Economist. “Se le donne ce la fanno, ce la fa l’intera società”
di Daniela Silva
Una donna su tre, compresa nella fascia di età tra i 35 e i 45 anni, è parte attiva del mondo del lavoro italiano. È quanto si evince da una ricerca svolta, recentemente, dall’Istat. Risulta comunque che, la quasi parità numerica con gli uomini, è raggiunta solo tra le ragazze più giovani, non coniugate e senza figli. Ciò a conferma del fatto che, molti datori di lavoro, mettono in atto pressioni affinché le neo-mamme si licenzino. Infatti, per chi riesce a rimanere nel mondo del lavoro, anche una volta avuto un figlio, le azioni di scoraggiamento risultano sistematiche e ripetute. Si evidenzia, inoltre, che nell’arco di tre anni il 46% delle lavoratrici con un contratto a tempo determinato è riuscita a conquistarne uno a tempo indeterminato, a fronte di due uomini su tre.
Tutto ciò nonostante nelle università americane, ad esempio, il rapporto tra uomini e donne è di 6 a 4 in favore del gentil sesso, mentre quello dei laureati è ancora più sbilanciato in favore delle ragazze.
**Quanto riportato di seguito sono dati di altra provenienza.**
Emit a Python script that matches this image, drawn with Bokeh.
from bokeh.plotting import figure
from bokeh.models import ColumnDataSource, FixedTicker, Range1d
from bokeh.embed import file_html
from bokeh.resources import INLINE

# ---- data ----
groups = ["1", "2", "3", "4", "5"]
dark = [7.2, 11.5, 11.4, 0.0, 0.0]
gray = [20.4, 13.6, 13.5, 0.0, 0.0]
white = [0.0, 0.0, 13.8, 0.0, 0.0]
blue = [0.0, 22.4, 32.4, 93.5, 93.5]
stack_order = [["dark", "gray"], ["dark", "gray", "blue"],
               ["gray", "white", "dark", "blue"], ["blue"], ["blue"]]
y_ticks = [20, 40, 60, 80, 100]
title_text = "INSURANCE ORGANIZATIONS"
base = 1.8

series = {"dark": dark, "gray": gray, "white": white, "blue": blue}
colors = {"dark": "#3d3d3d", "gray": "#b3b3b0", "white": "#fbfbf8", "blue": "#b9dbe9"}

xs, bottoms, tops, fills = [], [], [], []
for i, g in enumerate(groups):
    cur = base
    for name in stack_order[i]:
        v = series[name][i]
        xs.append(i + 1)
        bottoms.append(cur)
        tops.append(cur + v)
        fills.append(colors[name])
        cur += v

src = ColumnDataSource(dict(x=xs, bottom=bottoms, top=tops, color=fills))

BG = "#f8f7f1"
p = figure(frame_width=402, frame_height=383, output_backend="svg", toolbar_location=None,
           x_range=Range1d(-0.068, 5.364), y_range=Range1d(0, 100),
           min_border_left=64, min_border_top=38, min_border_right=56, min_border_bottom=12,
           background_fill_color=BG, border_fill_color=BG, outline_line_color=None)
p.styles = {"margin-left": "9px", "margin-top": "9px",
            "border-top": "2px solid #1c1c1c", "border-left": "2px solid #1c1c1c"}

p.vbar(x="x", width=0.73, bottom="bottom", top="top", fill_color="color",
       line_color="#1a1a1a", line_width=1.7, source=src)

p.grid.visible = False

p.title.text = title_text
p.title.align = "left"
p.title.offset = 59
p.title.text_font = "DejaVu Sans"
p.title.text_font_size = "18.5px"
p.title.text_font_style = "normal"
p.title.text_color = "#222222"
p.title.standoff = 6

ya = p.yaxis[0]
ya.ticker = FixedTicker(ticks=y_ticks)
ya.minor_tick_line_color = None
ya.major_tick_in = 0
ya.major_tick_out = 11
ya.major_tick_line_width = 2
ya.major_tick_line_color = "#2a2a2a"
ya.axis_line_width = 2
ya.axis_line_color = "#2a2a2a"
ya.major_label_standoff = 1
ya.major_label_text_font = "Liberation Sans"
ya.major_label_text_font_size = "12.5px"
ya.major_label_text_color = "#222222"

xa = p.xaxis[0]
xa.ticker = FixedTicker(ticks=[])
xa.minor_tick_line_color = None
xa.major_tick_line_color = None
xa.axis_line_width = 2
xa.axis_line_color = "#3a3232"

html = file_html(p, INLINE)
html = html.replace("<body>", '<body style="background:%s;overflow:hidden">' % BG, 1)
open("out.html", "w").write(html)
Sembra che, almeno gli americani secondo l’Economist, abbiamo compreso che escludere ben la metà della popolazione dalla produttività del Paese sarebbe una scelta autolesionistica.
Questi grandi numeri però, non sono ancora così evidenti nelle retribuzioni, ancora frenate dalla contraddizione, evidente anche oltre-oceano, fra maternità e lavoro. Questo panorama è decisamente più evidente se si considera che le donne americane non godono di un sostegno pubblico per la cura dei bambini, come invece accade in altre nazioni, ad esempio quelle scandinave. Questo senso di arretratezza viene a galla anche parlando del raggiungimento di posizioni di potere all’interno delle grandi aziende pubbliche e private, ma anche a livello politico.
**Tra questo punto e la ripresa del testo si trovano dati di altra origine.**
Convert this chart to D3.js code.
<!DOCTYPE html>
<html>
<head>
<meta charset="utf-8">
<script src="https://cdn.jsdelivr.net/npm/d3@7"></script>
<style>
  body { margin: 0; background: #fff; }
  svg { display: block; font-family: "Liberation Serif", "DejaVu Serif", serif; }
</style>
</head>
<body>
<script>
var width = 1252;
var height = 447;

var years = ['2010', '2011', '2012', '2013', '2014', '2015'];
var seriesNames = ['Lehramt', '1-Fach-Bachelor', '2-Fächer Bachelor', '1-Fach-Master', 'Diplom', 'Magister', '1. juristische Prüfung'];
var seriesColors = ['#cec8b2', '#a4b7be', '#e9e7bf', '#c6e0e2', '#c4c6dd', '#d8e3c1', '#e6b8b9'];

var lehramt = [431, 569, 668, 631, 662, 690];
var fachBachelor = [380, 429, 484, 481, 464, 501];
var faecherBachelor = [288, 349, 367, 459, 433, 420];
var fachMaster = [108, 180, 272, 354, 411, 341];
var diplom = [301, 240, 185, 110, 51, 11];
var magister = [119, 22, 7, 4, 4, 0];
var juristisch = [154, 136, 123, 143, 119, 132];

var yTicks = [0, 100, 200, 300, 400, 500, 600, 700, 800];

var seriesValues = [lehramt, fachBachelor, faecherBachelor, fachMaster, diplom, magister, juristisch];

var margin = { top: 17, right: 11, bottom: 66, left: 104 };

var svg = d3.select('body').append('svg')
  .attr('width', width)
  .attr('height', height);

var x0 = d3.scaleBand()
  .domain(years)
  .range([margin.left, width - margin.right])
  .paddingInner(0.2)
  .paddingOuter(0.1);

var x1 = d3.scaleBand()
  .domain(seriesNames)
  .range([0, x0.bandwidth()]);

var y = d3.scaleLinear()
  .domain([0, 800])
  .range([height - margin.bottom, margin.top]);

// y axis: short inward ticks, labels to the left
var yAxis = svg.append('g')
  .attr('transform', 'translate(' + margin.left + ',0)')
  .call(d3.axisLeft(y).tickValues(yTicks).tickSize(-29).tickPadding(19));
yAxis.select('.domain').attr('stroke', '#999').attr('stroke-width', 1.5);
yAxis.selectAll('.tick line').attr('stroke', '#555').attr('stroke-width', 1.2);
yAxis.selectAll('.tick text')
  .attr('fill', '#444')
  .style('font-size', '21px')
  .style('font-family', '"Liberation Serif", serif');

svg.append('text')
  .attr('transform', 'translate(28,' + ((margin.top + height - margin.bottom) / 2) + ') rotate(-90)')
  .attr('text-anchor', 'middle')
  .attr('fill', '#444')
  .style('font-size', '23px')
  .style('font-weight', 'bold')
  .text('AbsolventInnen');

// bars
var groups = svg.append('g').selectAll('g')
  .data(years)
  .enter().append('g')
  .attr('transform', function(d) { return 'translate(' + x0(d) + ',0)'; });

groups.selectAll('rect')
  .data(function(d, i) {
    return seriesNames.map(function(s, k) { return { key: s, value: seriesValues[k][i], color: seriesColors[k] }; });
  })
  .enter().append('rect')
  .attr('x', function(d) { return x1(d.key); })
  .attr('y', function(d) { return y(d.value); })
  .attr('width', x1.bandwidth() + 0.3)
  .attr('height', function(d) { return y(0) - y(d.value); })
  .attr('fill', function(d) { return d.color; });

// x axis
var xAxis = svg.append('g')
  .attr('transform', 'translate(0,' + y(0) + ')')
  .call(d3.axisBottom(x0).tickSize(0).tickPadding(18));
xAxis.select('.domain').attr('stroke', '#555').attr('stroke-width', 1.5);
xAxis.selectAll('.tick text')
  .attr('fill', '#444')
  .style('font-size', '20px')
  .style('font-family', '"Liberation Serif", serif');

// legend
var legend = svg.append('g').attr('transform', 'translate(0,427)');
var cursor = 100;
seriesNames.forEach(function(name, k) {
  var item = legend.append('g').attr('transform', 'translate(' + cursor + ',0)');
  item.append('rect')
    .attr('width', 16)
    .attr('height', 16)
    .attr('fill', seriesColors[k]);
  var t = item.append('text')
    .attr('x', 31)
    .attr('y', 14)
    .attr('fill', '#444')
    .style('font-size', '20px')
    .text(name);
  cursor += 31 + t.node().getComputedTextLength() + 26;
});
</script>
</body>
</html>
Basti pensare ai ministri donna che sono ormai una realtà ed a Hilary Clinton, il terzo segretario di Stato donna nella storia statunitense, senza dimenticare però che la sua ambizione presidenziale fu respinta. Paradossalmente poi, anche a così alti livelli, continuano le forti disparità nei salari. Tra le presidenti ed amministratrici delle maggiori aziende le retribuzioni, seppur succulente, sono decisamente al di sotto di quelle dei pari grado uomini. Come non ricordare, ad esempio, la donna più pagata al mondo, Indra Nooy, chief executive della Pepsi, che oggi incassa 13milioni di dollari l’anno, ma che comunque occupa solo il 149esimo posto nella graduatoria dei capi d’azienda americani.
Enormi cambiamenti sono stati fatti nel corso della storia, ma questo mondo che tutti dicono essere “donna” ha, evidentemente, ancora un enorme fiocco azzurro che pesa sulla società moderna.